>> start

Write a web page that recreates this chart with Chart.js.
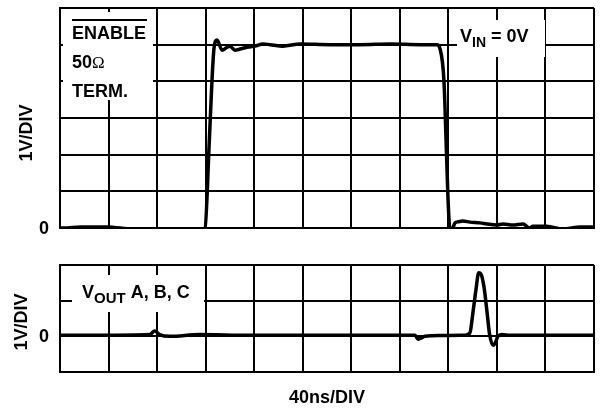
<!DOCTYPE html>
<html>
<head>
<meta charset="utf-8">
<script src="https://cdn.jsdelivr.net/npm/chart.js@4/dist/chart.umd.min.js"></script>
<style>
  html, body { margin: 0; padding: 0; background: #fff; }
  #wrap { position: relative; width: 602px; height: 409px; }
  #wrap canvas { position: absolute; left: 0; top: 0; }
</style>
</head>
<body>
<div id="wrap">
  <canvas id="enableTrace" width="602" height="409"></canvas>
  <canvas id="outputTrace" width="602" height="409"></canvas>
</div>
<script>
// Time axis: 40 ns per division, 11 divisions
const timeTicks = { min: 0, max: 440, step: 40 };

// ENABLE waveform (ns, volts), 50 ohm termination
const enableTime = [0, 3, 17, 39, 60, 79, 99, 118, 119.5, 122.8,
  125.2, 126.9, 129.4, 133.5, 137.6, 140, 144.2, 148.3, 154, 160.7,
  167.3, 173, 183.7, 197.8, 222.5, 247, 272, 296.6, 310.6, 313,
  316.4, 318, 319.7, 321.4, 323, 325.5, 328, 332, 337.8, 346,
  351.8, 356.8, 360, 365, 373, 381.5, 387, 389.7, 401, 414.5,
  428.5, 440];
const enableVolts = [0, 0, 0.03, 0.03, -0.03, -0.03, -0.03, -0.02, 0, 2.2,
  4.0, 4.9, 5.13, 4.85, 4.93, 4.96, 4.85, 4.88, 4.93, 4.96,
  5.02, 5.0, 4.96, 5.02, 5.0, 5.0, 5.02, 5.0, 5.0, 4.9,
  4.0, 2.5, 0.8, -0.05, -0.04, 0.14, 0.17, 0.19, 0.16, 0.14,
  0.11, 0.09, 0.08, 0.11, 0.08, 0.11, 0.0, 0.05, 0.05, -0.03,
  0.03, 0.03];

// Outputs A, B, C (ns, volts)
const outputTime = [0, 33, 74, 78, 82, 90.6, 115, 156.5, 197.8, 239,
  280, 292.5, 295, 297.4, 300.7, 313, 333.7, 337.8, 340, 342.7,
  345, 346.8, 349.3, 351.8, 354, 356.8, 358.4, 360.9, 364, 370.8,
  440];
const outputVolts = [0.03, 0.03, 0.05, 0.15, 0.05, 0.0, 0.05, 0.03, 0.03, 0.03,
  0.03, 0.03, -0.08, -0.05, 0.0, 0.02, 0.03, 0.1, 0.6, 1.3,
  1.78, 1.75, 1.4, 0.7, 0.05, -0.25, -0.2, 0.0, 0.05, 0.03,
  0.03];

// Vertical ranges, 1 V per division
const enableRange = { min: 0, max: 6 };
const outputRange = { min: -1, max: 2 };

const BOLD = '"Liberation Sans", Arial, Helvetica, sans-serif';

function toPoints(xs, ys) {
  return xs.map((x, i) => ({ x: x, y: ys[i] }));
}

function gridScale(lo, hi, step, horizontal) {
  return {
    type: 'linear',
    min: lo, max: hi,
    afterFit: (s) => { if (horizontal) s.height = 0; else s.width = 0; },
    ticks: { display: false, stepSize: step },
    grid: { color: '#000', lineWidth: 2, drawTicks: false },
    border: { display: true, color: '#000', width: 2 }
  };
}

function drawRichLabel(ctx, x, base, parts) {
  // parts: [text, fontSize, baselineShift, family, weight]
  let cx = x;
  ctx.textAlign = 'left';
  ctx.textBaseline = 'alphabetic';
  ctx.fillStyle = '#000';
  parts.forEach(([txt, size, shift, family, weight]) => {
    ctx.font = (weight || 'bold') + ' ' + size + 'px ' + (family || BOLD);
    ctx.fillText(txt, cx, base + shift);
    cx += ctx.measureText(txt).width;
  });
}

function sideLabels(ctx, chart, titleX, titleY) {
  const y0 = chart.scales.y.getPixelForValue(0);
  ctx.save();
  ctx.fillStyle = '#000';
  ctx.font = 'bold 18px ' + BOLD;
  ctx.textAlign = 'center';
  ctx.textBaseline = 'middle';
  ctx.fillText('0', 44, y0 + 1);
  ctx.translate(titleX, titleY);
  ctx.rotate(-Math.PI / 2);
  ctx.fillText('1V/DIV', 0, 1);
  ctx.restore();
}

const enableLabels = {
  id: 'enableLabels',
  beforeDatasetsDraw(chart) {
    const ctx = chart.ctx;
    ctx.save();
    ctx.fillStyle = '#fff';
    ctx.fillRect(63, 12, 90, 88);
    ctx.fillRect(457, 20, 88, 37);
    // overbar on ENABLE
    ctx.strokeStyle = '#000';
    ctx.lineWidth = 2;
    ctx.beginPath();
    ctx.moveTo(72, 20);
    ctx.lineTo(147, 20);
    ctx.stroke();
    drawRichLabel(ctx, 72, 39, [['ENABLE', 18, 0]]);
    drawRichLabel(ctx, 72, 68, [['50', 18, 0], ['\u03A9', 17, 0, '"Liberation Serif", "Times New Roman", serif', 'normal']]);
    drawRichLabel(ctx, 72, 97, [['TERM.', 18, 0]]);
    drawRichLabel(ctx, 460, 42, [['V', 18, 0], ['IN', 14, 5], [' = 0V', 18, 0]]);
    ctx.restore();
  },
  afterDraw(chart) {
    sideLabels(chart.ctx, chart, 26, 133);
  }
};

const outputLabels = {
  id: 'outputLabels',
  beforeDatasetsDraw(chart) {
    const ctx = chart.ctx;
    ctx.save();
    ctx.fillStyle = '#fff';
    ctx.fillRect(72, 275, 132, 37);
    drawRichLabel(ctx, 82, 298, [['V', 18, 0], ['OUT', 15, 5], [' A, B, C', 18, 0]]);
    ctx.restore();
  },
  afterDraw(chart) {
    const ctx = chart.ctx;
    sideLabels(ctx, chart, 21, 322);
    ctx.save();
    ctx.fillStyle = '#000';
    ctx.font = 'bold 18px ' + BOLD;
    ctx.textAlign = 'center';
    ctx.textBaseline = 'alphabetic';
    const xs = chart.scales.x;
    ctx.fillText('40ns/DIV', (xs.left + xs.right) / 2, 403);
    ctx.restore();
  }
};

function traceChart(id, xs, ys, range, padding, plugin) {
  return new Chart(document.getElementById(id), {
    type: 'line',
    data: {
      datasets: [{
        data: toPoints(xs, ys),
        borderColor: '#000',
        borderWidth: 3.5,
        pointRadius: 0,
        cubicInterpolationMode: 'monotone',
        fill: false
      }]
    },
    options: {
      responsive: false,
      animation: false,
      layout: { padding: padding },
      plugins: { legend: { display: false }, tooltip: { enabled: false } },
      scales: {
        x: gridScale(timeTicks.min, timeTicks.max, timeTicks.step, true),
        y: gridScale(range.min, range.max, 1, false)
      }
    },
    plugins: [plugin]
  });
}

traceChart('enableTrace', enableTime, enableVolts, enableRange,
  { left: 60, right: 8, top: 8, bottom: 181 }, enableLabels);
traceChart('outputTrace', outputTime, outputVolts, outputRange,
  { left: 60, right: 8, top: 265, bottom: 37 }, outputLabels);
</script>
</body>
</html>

>> end

[AIM OF THE EXERCISE]
With all pictures left out, please transcribe exactly the lines from the start of the material through the line with "440, step: 40".

[SOLUTION FOR THIS EXERCISE]
Write a web page that recreates this chart with Chart.js.
<!DOCTYPE html>
<html>
<head>
<meta charset="utf-8">
<script src="https://cdn.jsdelivr.net/npm/chart.js@4/dist/chart.umd.min.js"></script>
<style>
  html, body { margin: 0; padding: 0; background: #fff; }
  #wrap { position: relative; width: 602px; height: 409px; }
  #wrap canvas { position: absolute; left: 0; top: 0; }
</style>
</head>
<body>
<div id="wrap">
  <canvas id="enableTrace" width="602" height="409"></canvas>
  <canvas id="outputTrace" width="602" height="409"></canvas>
</div>
<script>
// Time axis: 40 ns per division, 11 divisions
const timeTicks = { min: 0, max: 440, step: 40 };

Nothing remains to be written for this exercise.